La bonne distance
L’un des problèmes de la photographie est celui de la bonne distance.
Entre l’image et le spectateur il doit exister une distance qui permet à l’œuvre d’être regardée en tant que telle. Lorsque l’image est trop près de la réalité, nous avons du mal à l’apprécier en tant qu’objet extérieur, le cerveau superposant la réalité à la chose regardée. Du coup sa qualité en tant qu’objet artistique est occultée. L’esprit ne peut pas considérer la réalité comme étant de l’art. Et l’art de la photographie en est basé…
Entre l’image et son auteur cette distance est aussi nécessaire.
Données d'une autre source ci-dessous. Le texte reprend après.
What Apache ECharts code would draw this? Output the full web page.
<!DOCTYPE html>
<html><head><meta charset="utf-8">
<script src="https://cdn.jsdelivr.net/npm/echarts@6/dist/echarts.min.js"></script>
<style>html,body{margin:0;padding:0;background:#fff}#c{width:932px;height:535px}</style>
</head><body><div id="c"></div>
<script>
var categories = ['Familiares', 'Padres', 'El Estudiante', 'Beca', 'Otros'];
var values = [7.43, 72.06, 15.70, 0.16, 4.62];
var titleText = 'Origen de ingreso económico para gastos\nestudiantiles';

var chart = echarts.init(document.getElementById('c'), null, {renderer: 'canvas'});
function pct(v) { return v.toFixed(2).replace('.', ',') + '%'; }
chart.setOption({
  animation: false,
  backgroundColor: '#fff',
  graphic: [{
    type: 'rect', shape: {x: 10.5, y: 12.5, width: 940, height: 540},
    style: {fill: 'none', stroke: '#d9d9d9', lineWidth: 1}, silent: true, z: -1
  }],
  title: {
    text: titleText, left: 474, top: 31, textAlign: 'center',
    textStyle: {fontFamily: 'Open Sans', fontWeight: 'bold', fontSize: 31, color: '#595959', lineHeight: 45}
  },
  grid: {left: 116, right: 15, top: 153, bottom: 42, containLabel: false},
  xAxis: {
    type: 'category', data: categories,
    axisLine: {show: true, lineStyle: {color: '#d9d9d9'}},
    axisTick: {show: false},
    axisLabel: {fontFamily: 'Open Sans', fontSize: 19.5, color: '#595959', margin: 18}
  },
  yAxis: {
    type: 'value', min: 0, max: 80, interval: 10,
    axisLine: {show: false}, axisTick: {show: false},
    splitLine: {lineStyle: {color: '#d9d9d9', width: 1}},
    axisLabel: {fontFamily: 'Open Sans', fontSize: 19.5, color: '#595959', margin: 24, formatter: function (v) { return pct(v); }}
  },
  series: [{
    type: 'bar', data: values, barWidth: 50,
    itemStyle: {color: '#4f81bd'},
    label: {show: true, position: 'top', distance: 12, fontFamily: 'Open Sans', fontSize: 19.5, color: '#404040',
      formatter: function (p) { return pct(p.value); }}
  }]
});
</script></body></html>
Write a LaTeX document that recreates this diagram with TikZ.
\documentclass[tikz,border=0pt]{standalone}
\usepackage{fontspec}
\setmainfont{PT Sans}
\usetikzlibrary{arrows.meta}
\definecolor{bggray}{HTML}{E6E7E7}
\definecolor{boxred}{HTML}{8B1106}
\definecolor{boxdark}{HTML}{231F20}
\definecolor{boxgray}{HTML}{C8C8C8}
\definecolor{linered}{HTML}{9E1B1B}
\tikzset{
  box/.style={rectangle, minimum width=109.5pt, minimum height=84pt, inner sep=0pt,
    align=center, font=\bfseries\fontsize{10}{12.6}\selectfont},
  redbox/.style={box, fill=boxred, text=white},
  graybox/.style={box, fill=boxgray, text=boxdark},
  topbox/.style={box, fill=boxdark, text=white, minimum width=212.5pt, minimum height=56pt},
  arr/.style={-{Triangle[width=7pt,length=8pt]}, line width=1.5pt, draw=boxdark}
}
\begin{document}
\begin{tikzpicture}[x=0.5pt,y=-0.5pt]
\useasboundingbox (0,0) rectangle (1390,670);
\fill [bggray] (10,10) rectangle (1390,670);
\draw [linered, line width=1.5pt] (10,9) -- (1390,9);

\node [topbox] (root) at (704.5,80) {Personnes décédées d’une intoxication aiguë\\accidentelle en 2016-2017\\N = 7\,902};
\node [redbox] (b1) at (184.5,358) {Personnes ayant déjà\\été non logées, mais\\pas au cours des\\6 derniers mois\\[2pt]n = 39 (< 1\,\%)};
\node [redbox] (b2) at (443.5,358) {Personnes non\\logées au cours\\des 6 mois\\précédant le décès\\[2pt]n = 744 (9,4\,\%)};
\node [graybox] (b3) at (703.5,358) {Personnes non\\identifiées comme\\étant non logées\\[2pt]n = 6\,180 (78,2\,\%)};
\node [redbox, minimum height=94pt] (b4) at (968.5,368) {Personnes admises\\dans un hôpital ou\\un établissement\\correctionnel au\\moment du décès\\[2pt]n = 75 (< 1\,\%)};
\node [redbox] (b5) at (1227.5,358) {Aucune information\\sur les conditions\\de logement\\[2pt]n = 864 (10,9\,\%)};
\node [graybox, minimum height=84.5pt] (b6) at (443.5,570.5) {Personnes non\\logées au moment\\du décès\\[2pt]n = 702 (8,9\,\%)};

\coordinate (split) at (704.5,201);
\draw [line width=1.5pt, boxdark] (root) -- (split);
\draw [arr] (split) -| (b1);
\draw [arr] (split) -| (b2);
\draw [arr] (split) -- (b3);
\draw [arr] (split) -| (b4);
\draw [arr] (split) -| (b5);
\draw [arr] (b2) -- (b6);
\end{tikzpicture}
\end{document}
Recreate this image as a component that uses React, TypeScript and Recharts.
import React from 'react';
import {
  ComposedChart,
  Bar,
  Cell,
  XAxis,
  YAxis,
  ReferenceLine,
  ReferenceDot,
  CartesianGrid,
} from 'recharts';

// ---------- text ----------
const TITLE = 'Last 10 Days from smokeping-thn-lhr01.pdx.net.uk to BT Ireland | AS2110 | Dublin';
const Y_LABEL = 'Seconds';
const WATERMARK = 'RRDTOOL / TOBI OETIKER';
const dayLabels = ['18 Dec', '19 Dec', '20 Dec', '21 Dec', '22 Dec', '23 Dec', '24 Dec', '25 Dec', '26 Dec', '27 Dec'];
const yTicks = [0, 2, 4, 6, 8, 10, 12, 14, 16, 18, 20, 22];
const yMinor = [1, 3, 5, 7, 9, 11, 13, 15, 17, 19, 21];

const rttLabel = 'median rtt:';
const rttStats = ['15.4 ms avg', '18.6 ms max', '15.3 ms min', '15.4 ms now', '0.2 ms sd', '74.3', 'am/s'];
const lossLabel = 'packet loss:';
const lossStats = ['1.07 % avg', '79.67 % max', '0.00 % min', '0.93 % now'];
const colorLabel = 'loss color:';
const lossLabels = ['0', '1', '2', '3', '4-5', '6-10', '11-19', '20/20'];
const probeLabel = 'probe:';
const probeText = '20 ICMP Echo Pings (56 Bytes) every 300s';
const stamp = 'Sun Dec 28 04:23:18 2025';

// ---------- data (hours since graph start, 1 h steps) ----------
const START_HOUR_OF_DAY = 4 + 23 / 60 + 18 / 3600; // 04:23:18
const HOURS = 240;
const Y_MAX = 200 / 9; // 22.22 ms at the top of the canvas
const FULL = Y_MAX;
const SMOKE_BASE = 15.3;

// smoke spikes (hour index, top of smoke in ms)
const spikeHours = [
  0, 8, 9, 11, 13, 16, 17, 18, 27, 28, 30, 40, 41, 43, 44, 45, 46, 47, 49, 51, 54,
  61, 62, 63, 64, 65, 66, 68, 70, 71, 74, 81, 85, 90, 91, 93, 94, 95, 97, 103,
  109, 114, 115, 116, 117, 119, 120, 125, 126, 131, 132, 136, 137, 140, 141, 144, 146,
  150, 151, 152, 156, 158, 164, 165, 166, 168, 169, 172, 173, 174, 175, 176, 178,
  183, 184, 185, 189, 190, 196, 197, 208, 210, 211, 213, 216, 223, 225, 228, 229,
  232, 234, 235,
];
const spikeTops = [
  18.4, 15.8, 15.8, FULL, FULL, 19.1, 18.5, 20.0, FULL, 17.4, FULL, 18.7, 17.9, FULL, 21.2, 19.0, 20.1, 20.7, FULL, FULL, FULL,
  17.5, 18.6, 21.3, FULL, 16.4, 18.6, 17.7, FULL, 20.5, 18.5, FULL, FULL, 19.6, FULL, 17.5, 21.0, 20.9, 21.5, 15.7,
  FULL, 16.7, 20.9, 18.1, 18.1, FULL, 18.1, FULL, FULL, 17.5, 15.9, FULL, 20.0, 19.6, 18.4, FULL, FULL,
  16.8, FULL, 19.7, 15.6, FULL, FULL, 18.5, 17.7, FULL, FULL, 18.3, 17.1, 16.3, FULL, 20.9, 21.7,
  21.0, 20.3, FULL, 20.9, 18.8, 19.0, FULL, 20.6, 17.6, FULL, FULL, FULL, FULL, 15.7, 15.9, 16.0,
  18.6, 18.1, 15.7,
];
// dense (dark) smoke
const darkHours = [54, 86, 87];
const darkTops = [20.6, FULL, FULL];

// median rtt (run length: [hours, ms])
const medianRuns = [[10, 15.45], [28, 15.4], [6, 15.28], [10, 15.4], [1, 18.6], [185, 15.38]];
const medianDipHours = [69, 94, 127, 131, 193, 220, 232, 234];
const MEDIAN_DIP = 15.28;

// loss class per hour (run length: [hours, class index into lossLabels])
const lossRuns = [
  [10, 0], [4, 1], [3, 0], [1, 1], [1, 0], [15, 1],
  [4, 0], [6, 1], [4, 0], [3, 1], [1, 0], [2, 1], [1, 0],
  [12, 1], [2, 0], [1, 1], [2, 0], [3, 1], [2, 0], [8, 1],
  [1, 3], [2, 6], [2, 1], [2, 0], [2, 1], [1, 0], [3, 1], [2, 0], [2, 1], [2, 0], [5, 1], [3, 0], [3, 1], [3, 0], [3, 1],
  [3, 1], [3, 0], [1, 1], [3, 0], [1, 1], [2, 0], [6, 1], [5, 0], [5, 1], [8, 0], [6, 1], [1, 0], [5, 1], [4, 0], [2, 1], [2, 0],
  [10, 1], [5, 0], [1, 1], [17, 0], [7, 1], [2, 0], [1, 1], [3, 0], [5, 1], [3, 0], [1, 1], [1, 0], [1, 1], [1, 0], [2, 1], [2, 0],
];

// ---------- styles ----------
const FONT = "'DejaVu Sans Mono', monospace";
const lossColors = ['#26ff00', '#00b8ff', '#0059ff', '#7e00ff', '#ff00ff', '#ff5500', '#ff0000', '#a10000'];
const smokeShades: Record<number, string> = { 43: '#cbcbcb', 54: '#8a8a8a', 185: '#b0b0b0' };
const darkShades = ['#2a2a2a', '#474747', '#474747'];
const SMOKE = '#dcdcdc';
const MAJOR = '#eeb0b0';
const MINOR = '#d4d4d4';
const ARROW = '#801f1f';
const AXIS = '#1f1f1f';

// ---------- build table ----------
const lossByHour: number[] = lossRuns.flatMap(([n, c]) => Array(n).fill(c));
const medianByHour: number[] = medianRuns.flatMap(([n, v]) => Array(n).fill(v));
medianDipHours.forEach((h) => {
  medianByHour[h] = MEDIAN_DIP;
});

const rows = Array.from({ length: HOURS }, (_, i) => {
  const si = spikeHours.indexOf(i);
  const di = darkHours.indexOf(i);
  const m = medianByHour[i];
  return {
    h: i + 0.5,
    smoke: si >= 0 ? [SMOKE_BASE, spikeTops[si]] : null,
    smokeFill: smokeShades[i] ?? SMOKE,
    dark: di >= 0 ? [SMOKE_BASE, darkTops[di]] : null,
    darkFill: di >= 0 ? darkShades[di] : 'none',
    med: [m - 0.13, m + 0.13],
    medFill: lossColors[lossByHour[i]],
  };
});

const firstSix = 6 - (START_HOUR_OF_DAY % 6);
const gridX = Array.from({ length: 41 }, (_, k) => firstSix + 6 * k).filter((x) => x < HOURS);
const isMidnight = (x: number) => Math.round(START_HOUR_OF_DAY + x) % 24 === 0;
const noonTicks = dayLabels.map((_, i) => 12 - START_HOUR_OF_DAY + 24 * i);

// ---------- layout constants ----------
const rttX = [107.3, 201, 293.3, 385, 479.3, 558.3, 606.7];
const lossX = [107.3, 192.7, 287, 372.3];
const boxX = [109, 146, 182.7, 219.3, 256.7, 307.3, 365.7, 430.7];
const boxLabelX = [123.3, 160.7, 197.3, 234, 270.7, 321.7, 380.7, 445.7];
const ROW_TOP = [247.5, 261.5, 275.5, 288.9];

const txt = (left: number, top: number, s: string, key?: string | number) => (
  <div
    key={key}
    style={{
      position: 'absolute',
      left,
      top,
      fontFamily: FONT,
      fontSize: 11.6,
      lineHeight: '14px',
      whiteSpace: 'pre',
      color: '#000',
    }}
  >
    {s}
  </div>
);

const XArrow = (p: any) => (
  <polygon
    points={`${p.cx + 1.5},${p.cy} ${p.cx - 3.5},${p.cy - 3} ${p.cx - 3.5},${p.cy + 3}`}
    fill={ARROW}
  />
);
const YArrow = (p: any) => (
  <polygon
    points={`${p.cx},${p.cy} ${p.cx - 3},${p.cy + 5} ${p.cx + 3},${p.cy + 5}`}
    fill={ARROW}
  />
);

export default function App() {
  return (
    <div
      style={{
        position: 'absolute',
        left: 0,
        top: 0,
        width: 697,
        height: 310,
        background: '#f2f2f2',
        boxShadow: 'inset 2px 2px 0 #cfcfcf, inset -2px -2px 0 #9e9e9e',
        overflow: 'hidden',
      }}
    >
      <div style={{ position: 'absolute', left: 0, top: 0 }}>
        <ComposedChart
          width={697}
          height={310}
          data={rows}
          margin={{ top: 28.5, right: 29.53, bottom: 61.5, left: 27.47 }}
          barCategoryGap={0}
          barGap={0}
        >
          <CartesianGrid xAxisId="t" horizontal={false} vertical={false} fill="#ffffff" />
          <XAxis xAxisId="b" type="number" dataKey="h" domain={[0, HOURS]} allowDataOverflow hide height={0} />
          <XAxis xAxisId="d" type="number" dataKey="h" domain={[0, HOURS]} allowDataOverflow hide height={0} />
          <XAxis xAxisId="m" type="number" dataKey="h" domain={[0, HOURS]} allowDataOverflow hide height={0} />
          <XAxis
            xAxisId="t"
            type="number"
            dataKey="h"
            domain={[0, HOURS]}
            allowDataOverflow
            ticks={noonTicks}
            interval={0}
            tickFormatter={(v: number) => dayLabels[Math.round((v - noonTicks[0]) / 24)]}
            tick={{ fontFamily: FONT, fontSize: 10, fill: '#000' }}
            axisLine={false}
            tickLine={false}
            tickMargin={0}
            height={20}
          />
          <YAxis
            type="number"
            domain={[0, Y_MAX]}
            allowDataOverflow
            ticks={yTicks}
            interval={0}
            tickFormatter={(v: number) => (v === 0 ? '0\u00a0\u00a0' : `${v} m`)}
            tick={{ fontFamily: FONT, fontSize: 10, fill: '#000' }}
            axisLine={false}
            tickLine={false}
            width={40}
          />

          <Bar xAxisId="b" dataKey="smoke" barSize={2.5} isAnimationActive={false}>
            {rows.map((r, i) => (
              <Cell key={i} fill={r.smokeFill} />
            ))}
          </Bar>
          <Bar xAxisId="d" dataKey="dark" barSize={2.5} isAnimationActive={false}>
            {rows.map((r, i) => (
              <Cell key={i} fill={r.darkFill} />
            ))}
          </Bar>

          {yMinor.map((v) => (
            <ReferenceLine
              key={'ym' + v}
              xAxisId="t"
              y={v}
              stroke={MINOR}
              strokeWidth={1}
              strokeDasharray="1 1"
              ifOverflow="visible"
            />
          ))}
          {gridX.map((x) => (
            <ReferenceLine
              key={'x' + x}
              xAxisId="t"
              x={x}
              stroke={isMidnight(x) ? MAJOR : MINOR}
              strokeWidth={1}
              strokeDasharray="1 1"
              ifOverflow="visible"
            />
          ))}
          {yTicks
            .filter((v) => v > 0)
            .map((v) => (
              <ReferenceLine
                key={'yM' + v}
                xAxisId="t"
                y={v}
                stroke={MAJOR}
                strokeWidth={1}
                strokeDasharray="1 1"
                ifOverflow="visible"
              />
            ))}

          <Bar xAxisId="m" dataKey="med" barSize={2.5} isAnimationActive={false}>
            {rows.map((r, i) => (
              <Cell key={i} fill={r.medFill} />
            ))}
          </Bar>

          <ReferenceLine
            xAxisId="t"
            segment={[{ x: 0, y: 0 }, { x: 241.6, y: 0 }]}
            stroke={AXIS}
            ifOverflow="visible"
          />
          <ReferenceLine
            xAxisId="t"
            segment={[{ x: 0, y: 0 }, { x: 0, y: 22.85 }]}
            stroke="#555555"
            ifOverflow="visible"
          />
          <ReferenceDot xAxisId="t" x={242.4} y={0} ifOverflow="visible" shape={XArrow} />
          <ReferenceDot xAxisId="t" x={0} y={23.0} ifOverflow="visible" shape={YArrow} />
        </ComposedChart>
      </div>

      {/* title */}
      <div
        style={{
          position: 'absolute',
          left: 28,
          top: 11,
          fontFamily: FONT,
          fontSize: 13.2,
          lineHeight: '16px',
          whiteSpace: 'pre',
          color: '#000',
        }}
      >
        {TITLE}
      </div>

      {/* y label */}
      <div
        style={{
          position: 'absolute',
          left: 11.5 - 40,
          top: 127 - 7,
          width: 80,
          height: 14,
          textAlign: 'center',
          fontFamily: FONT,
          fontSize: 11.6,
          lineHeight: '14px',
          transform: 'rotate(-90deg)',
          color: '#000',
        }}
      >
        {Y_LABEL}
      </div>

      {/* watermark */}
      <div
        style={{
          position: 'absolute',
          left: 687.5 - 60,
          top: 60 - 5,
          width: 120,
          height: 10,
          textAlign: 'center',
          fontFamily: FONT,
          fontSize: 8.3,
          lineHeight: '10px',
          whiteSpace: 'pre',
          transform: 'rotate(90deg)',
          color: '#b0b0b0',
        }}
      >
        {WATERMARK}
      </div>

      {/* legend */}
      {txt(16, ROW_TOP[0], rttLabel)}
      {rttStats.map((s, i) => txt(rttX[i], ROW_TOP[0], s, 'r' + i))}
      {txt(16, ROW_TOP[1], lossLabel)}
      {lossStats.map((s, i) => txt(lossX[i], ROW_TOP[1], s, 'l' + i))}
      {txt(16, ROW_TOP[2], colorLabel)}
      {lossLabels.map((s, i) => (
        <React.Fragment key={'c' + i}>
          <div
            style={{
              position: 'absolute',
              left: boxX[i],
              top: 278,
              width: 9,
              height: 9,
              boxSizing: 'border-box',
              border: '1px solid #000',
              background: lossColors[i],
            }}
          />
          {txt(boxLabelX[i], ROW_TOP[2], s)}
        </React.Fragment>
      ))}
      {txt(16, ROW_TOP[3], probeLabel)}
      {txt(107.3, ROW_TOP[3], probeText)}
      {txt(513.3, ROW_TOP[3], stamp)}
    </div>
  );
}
J’ai remarqué qu’il faut absolument que je prenne du recul vis à vis des images saisies avant de les travailler. Ce repos que je les octroie me permet de prendre de la distance avec la réalité qui en a été la source, et de ne garder d’elle que des sujets isolés pouvant être travaillés à ma guise.
Ce besoin que je ressens de m’éloigner du moment de la prise photographique m’intrigue, car j’appréciais du numérique sa qualité d’immédiateté…
Que m’apporte le temps qui passe ? Est-ce que cette distance vis-à-vis de la source de ces images me donnerait le droit à les utiliser à mes fins personnelles ? Est-ce là la manifestation d’une certaine pudeur à utiliser quelque chose qui ne m’appartiendrait pas et dont je me sentirais coupable de manipuler ?
Le peintre utilise pour son œuvre la même réalité. Mais elle ressort de son esprit déjà digérée. Ce qui n’est pas le cas de la photographie, qui peut en un clic saisir un croquis réussit.
Le temps qui passe par rapport à la prise remplit certainement cette fonction de rumination indispensable à la création.